The sessions, conducted by organizations like local youth alliances, are mandatory for North Koreans from the age of 8, South Korean news service Daily NK reported Friday.
The sessions not only require participants to admit to wrongdoings but often raise tensions among group members when they are required to criticize each other's conduct based on the teaching of the ruling Kim family, a source in North Korea's North Hamgyong Province told Daily NK.
The criticisms have at times turned into personal attacks, fanned the flames of distrust and culminated in knife fights among ordinary North Koreans, the source said.
Increasing marketization at the local level is also responsible for lower attendance rates at self-criticism sessions.
"As the markets develop, the number of people who do not want to participate in self-criticism sessions has increased," the source said, adding the sessions are moving away from criticism to praise.
Another source said North Korean laborers sent to Russia to earn money for the regime are not required to take part in the sessions.

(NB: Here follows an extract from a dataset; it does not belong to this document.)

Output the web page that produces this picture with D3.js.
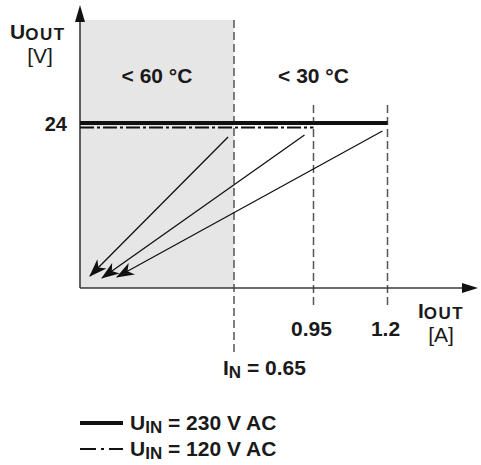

North Korea is struggling economically, partly owing to sanctions, and lack of adequate infrastructure is creating problems for people in North Hamgyong Province, Radio Free Asia reported Thursday.
People in the city of Chongjin have been carrying water by buckets because the city's water supply has been completely cut off, according to the report.
RFA's source said water pipes that were completely frozen during the winter have not been restored, and Chongjin residents have been going "for months" without tap water and coping by carrying buckets of water from streams located miles away from the city.